Computer showing a blank screen

  1. #11
    2tmwap is offline Full Member

    Re: Computer showing a blank screen

    Hi, okay I went to his house and tried everyhing but still the computer does not go into the windows screen, it stays blank, so we went online on my computer and bought an AMD Socket 754 CPU Chip and the Thermal Paste, we hope that it is only the CPU that is damaged and nothing else You said earlier that we might need to reinstall Windows XP to the system, do you think it might be necessary to do this? Because there is some bad news.... lol the computer that he bought did not come with the CD that says Windows XP!!! It came with a few Cd's but not one says Windows XP on it If we put this new chip that we got and it turns on the computer, what will it do after?? Thank you again for the help, you dont know how much I appreciate this! and to think that he just bought this computer a couple months ago!

  2. #12
    jephree is offline ¨*·.¸ «.·°·..·°·.» ¸.·*¨
    He should have a Recovery CD or a Recovery partition on the hard drive.

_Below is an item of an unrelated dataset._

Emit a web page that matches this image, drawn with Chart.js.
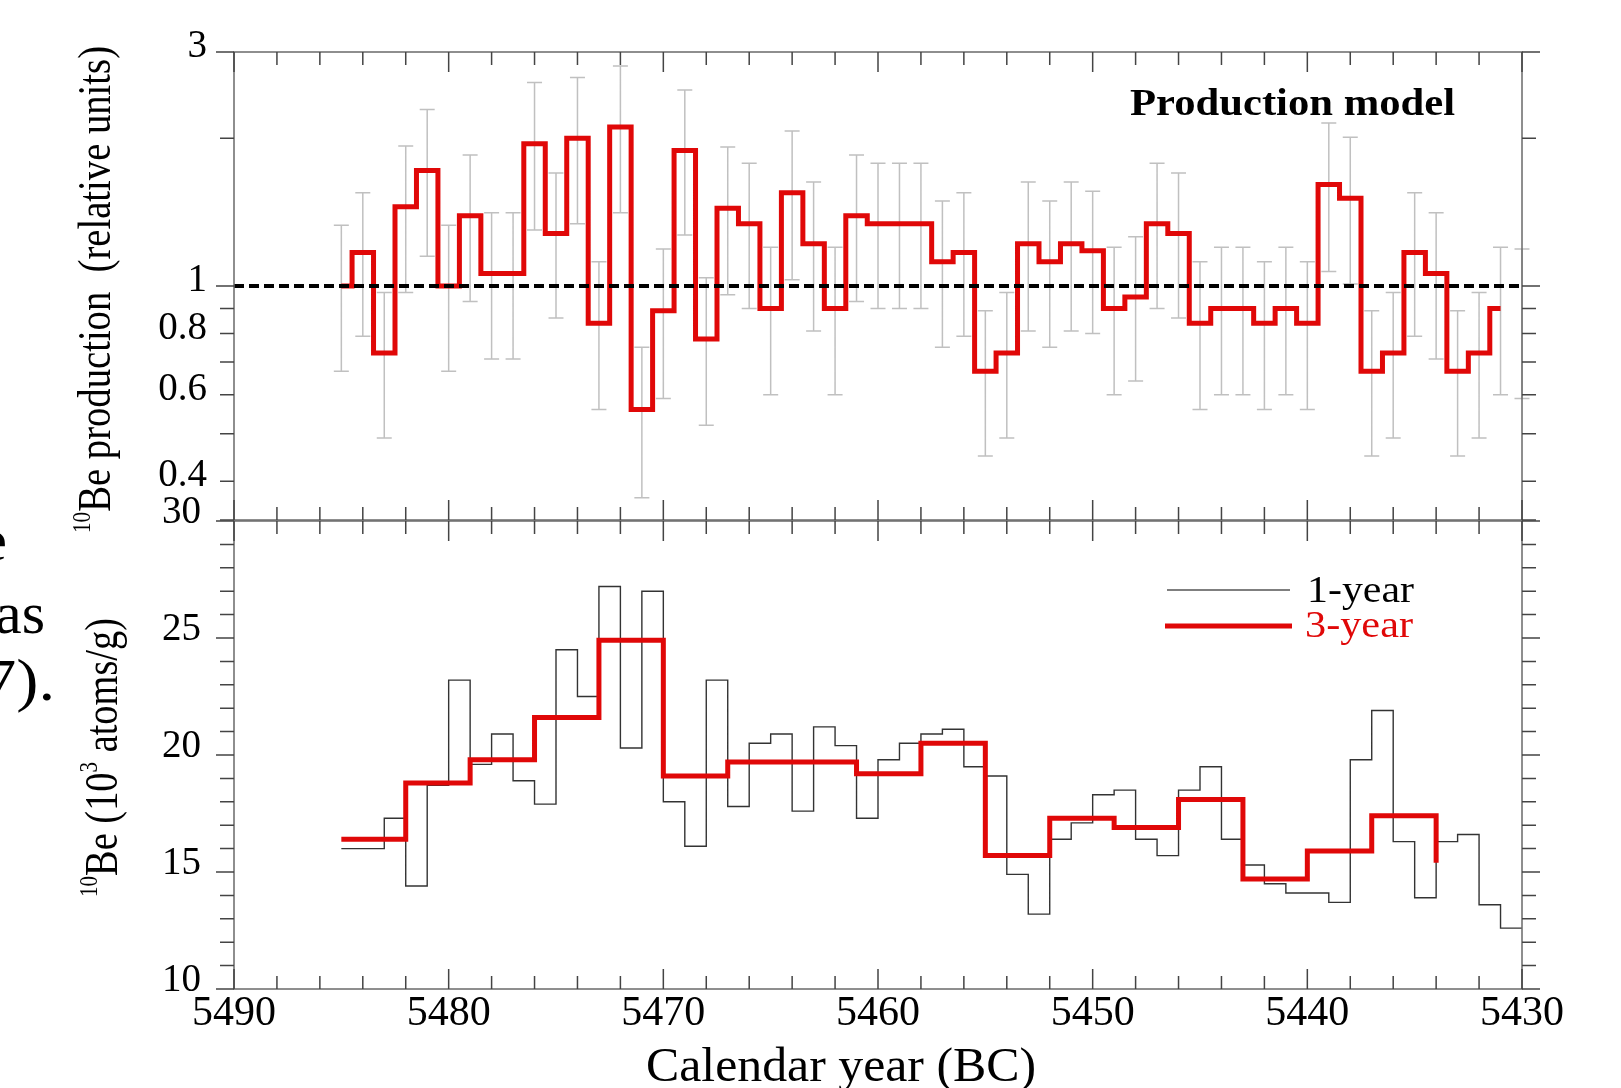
<!DOCTYPE html>
<html>
<head>
<meta charset="utf-8">
<title>10Be production model</title>
<script src="https://cdn.jsdelivr.net/npm/chart.js@4.4.1/dist/chart.umd.min.js"></script>
<style>
  html, body { margin: 0; padding: 0; background: #fff; }
  #wrap { position: relative; width: 1621px; height: 1088px; }
  canvas { position: absolute; left: 0; top: 0; }
</style>
</head>
<body>
<div id="wrap">
  <canvas id="productionChart" width="1621" height="1088"></canvas>
  <canvas id="concentrationChart" width="1621" height="1088"></canvas>
</div>
<script>
// x axis (calendar year BC, drawn reversed)
const yearMin = 5430;
const yearMax = 5490;
const yearTicks = [5490, 5480, 5470, 5460, 5450, 5440, 5430];

// top panel: 10Be production model (relative units), one value per year
const productionYears = [5485, 5484, 5483, 5482, 5481, 5480, 5479, 5478, 5477, 5476,
  5475, 5474, 5473, 5472, 5471, 5470, 5469, 5468, 5467, 5466,
  5465, 5464, 5463, 5462, 5461, 5460, 5459, 5458, 5457, 5456,
  5455, 5454, 5453, 5452, 5451, 5450, 5449, 5448, 5447, 5446,
  5445, 5444, 5443, 5442, 5441, 5440, 5439, 5438, 5437, 5436,
  5435, 5434, 5433, 5432, 5431, 5430];
const productionValues = [1.00, 1.17, 0.73, 1.45, 1.72, 1.00, 1.39, 1.06, 1.06, 1.95,
  1.28, 2.00, 0.84, 2.11, 0.56, 0.89, 1.89, 0.78, 1.44, 1.34,
  0.90, 1.55, 1.22, 0.90, 1.39, 1.34, 1.34, 1.34, 1.12, 1.17,
  0.67, 0.73, 1.22, 1.12, 1.22, 1.18, 0.90, 0.95, 1.34, 1.28,
  0.84, 0.90, 0.90, 0.84, 0.90, 0.84, 1.61, 1.51, 0.67, 0.73,
  1.17, 1.06, 0.67, 0.73, 0.90, 0.89];
const productionErrors = [0.33, 0.38, 0.24, 0.48, 0.57, 0.33, 0.46, 0.35, 0.35, 0.65,
  0.42, 0.66, 0.28, 0.70, 0.19, 0.30, 0.62, 0.26, 0.48, 0.44,
  0.30, 0.52, 0.41, 0.30, 0.46, 0.44, 0.44, 0.44, 0.37, 0.38,
  0.22, 0.24, 0.41, 0.37, 0.41, 0.38, 0.30, 0.31, 0.44, 0.42,
  0.28, 0.30, 0.30, 0.28, 0.30, 0.28, 0.54, 0.50, 0.22, 0.24,
  0.38, 0.35, 0.22, 0.24, 0.30, 0.30];
const lastModelYear = 5431;
const referenceLevel = 1;
const productionTickLabels = [3, 1, 0.8, 0.6, 0.4];
const productionTickMarks = [3, 2, 1, 0.9, 0.8, 0.7, 0.6, 0.5, 0.4, 1 / 3];

// bottom panel: 10Be concentration (10^3 atoms/g)
const annualYears = [5485, 5484, 5483, 5482, 5481, 5480, 5479, 5478, 5477, 5476,
  5475, 5474, 5473, 5472, 5471, 5470, 5469, 5468, 5467, 5466,
  5465, 5464, 5463, 5462, 5461, 5460, 5459, 5458, 5457, 5456,
  5455, 5454, 5453, 5452, 5451, 5450, 5449, 5448, 5447, 5446,
  5445, 5444, 5443, 5442, 5441, 5440, 5439, 5438, 5437, 5436,
  5435, 5434, 5433, 5432, 5431, 5430];
const annualValues = [16.0, 16.0, 17.3, 14.4, 18.7, 23.2, 19.6, 20.9, 18.9, 17.9,
  24.5, 22.5, 27.2, 20.3, 27.0, 18.0, 16.1, 23.2, 17.8, 20.5,
  20.9, 17.6, 21.2, 20.4, 17.3, 19.8, 20.5, 20.9, 21.1, 19.5,
  19.1, 14.9, 13.2, 16.4, 17.1, 18.3, 18.5, 16.4, 15.7, 18.5,
  19.5, 16.4, 15.3, 14.5, 14.1, 14.1, 13.7, 19.8, 21.9, 16.3,
  13.9, 16.3, 16.6, 13.6, 12.6];
const threeYearStarts = [5485, 5482, 5479, 5476, 5473, 5470, 5467, 5464, 5461,
  5458, 5455, 5452, 5449, 5446, 5443, 5440, 5437, 5434];
const threeYearValues = [16.4, 18.8, 19.8, 21.6, 24.9, 19.1, 19.7, 19.7, 19.2,
  20.5, 15.7, 17.3, 16.9, 18.1, 14.7, 15.9, 17.4, 15.4];
const concentrationTickLabels = [10, 15, 20, 25, 30];

const red = 'rgb(224, 8, 8)';
const serif = "'Liberation Serif', 'Times New Roman', serif";

// frame box, inward year ticks, outward value ticks
const frameTicks = {
  id: 'frameTicks',
  afterDraw(chart, args, opts) {
    const { ctx, chartArea: a } = chart;
    const x = chart.scales.x, y = chart.scales.y;
    ctx.save();
    ctx.strokeStyle = '#6a6a6a';
    ctx.lineWidth = 1.5;
    ctx.strokeRect(a.left, a.top, a.right - a.left, a.bottom - a.top);
    ctx.strokeStyle = '#444';
    ctx.beginPath();
    for (let yr = yearMin; yr <= yearMax; yr += 2) {
      const px = x.getPixelForValue(yr);
      const len = yr % 10 === 0 ? 20 : 13;
      ctx.moveTo(px, a.top); ctx.lineTo(px, a.top + len);
      ctx.moveTo(px, a.bottom); ctx.lineTo(px, a.bottom - len);
    }
    opts.marks.forEach(v => {
      const py = y.getPixelForValue(v);
      const len = opts.major.includes(v) ? 18 : 14;
      ctx.moveTo(a.left, py); ctx.lineTo(a.left - len, py);
      ctx.moveTo(a.right, py); ctx.lineTo(a.right + len, py);
    });
    ctx.stroke();
    ctx.restore();
  }
};

const errorBars = {
  id: 'errorBars',
  beforeDatasetsDraw(chart) {
    const { ctx } = chart;
    const x = chart.scales.x, y = chart.scales.y;
    ctx.save();
    ctx.strokeStyle = 'rgba(150, 150, 150, 0.6)';
    ctx.lineWidth = 1.5;
    ctx.beginPath();
    productionYears.forEach((yr, i) => {
      const px = x.getPixelForValue(yr);
      const hi = y.getPixelForValue(productionValues[i] + productionErrors[i]);
      const lo = y.getPixelForValue(productionValues[i] - productionErrors[i]);
      ctx.moveTo(px, hi); ctx.lineTo(px, lo);
      ctx.moveTo(px - 7.5, hi); ctx.lineTo(px + 7.5, hi);
      ctx.moveTo(px - 7.5, lo); ctx.lineTo(px + 7.5, lo);
    });
    ctx.stroke();
    ctx.restore();
  }
};

function fitText(ctx, text, font, x, y, width, align, color) {
  ctx.save();
  ctx.font = font;
  ctx.fillStyle = color || '#000';
  ctx.textAlign = align;
  ctx.textBaseline = 'alphabetic';
  const k = width / ctx.measureText(text).width;
  ctx.translate(x, y);
  ctx.scale(k, 1);
  ctx.fillText(text, 0, 0);
  ctx.restore();
}

function rotatedTitle(ctx, parts, x, yStart, length, size) {
  ctx.save();
  ctx.translate(x, yStart);
  ctx.rotate(-Math.PI / 2);
  ctx.fillStyle = '#000';
  ctx.textBaseline = 'alphabetic';
  const fonts = parts.map(p => (p.sup ? size * 0.55 : size) + 'px ' + serif);
  const widths = parts.map((p, i) => { ctx.font = fonts[i]; return ctx.measureText(p.t).width; });
  const total = widths.reduce((s, w) => s + w, 0);
  ctx.scale(length / total, 1);
  let cx = 0;
  parts.forEach((p, i) => {
    ctx.font = fonts[i];
    ctx.fillText(p.t, cx, p.sup ? -size * 0.42 : 0);
    cx += widths[i];
  });
  ctx.restore();
}

const productionTexts = {
  id: 'productionTexts',
  afterDraw(chart) {
    const { ctx } = chart;
    fitText(ctx, 'Production model', 'bold 38px ' + serif, 1130, 115, 325, 'left');
    rotatedTitle(ctx, [{ t: '10', sup: true }, { t: 'Be production  (relative units)' }], 110, 533, 487, 47);
    // fragments of the neighbouring page text
    fitText(ctx, 'e', '60px ' + serif, 7, 560, 27, 'right');
    fitText(ctx, 'as', '60px ' + serif, 45, 633, 50, 'right');
    fitText(ctx, '7).', '60px ' + serif, 55, 700, 72, 'right');
  }
};

const concentrationTexts = {
  id: 'concentrationTexts',
  afterDraw(chart) {
    const { ctx } = chart;
    rotatedTitle(ctx, [{ t: '10', sup: true }, { t: 'Be (10' }, { t: '3', sup: true }, { t: ' atoms/g)' }], 117, 897, 279, 47);
    fitText(ctx, 'Calendar year (BC)', '48px ' + serif, 841, 1081, 390, 'center');
    ctx.save();
    ctx.strokeStyle = '#555';
    ctx.lineWidth = 1.3;
    ctx.beginPath(); ctx.moveTo(1167, 590); ctx.lineTo(1290, 590); ctx.stroke();
    ctx.strokeStyle = red;
    ctx.lineWidth = 5;
    ctx.beginPath(); ctx.moveTo(1165, 626); ctx.lineTo(1292, 626); ctx.stroke();
    ctx.restore();
    fitText(ctx, '1-year', '37px ' + serif, 1307, 602, 107, 'left');
    fitText(ctx, '3-year', '37px ' + serif, 1305, 637, 108, 'left', red);
  }
};

new Chart(document.getElementById('productionChart'), {
  type: 'line',
  data: {
    datasets: [{
      label: 'Reference',
      data: [{ x: yearMax, y: referenceLevel }, { x: yearMin, y: referenceLevel }],
      borderColor: '#000',
      borderWidth: 4,
      borderDash: [10, 5],
      pointRadius: 0,
      order: 0
    }, {
      label: 'Production model',
      data: productionYears.filter(yr => yr >= lastModelYear).map((yr, i) => ({ x: yr, y: productionValues[i] })),
      borderColor: red,
      borderWidth: 5,
      borderJoinStyle: 'miter',
      stepped: 'middle',
      pointRadius: 0,
      order: 1
    }]
  },
  options: {
    responsive: false,
    animation: false,
    devicePixelRatio: 1,
    events: [],
    layout: { padding: { top: 52, bottom: 568, left: 0, right: 99 } },
    plugins: {
      legend: { display: false },
      tooltip: { enabled: false },
      frameTicks: { marks: productionTickMarks, major: [3, 1] }
    },
    scales: {
      x: { type: 'linear', min: yearMin, max: yearMax, reverse: true, display: false },
      y: {
        type: 'logarithmic',
        bounds: 'data',
        min: 1 / 3,
        max: 3,
        afterFit: s => { s.width = 234; },
        afterBuildTicks: s => { s.ticks = productionTickLabels.map(v => ({ value: v })); },
        grid: { display: false, drawTicks: false },
        border: { display: false },
        ticks: {
          font: { family: serif, size: 39 },
          color: '#000',
          padding: 27,
          labelOffset: -5,
          callback: v => String(v)
        }
      }
    }
  },
  plugins: [errorBars, frameTicks, productionTexts]
});

new Chart(document.getElementById('concentrationChart'), {
  type: 'line',
  data: {
    datasets: [{
      label: '3-year',
      data: threeYearStarts.map((yr, i) => ({ x: yr, y: threeYearValues[i] })),
      borderColor: red,
      borderWidth: 5,
      borderJoinStyle: 'miter',
      stepped: true,
      pointRadius: 0,
      order: 0
    }, {
      label: '1-year',
      data: annualYears.map((yr, i) => ({ x: yr, y: annualValues[Math.min(i, annualValues.length - 1)] })),
      borderColor: '#333',
      borderWidth: 1.4,
      stepped: true,
      pointRadius: 0,
      order: 1
    }]
  },
  options: {
    responsive: false,
    animation: false,
    devicePixelRatio: 1,
    events: [],
    layout: { padding: { top: 521, bottom: 0, left: 0, right: 99 } },
    plugins: {
      legend: { display: false },
      tooltip: { enabled: false },
      frameTicks: { marks: Array.from({ length: 21 }, (_, i) => 10 + i), major: concentrationTickLabels }
    },
    scales: {
      x: {
        type: 'linear',
        min: yearMin,
        max: yearMax,
        reverse: true,
        afterFit: s => { s.height = 99; },
        afterBuildTicks: s => { s.ticks = yearTicks.map(v => ({ value: v })); },
        grid: { display: false, drawTicks: false },
        border: { display: false },
        ticks: {
          font: { family: serif, size: 42 },
          color: '#000',
          padding: 0,
          maxRotation: 0,
          autoSkip: false,
          callback: v => String(v)
        }
      },
      y: {
        type: 'linear',
        min: 10,
        max: 30,
        afterFit: s => { s.width = 234; },
        afterBuildTicks: s => { s.ticks = concentrationTickLabels.map(v => ({ value: v })); },
        grid: { display: false, drawTicks: false },
        border: { display: false },
        ticks: {
          font: { family: serif, size: 39 },
          color: '#000',
          padding: 33,
          labelOffset: -8,
          callback: v => String(v)
        }
      }
    }
  },
  plugins: [frameTicks, concentrationTexts]
});
</script>
</body>
</html>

    Actually he will only have to re-activate XP most likely. Microsoft will detect his Product Key in use on a second CPU and they will want to verify it is the same computer.

    Also check the socket structure. It should really have some type of retention clip to hold the CPU in the socket.

    Also be very careful handling the CPU and setting it. As you've found out they are extremely fragile.

    Thanks for the thanks and let us know how it goes.

  3. #13
    2tmwap is offline Full Member
    Thanks, its just amazing how fragile the CPU really is. Yes the socket does have a retention clip, do you think that we damaged the socket structure? since the cpu came off with the heatsink as we were taking it out?

  4. #14
    jephree is offline ¨*·.¸ «.·°·..·°·.» ¸.·*¨
    You might have damaged the retention mechanism.

    The socket is stronger than the pins.

    It sounds to me like you/he twisted the heatsink/fan to lift it off. Hence bent pins and forcing the retention mechanism to fail.

    The thermal paste sometimes creates a very strong bond between the CPU and heatsink base. Not much advise here but to be very patient and Do Not force anything.

    I have literally spent an hour encouraging a heatsink to separate from a CPU. Patience and gentleness are required. Some inexpensive and usually overused pastes will dry out and become very hard to separate.

  5. #15
    2tmwap is offline Full Member
    I will def tell him about that advice! I think an hour taking out the heatsink from the cpu is much smarter than forcing it out in 10 minutes and then having to buy an new CPU So do you think that when the new cpu arrives and we install it (carefully) into the socket, it will most likely work?

  6. #16
    jephree is offline ¨*·.¸ «.·°·..·°·.» ¸.·*¨
    I would think so.

    Check the old CPU for any "missing" pins in the case that any might have broken off in the socket. In that case make sure you get any broken pins out of the socket.

  7. #17
    2tmwap is offline Full Member
    Hi, unfortunatly it did not work for his comuter. You could imagine how upset he was. So we took it to "Geek Squad" and the computer guy told us that it is the motherboard and that we should replace it. Thanks for the suggestions though.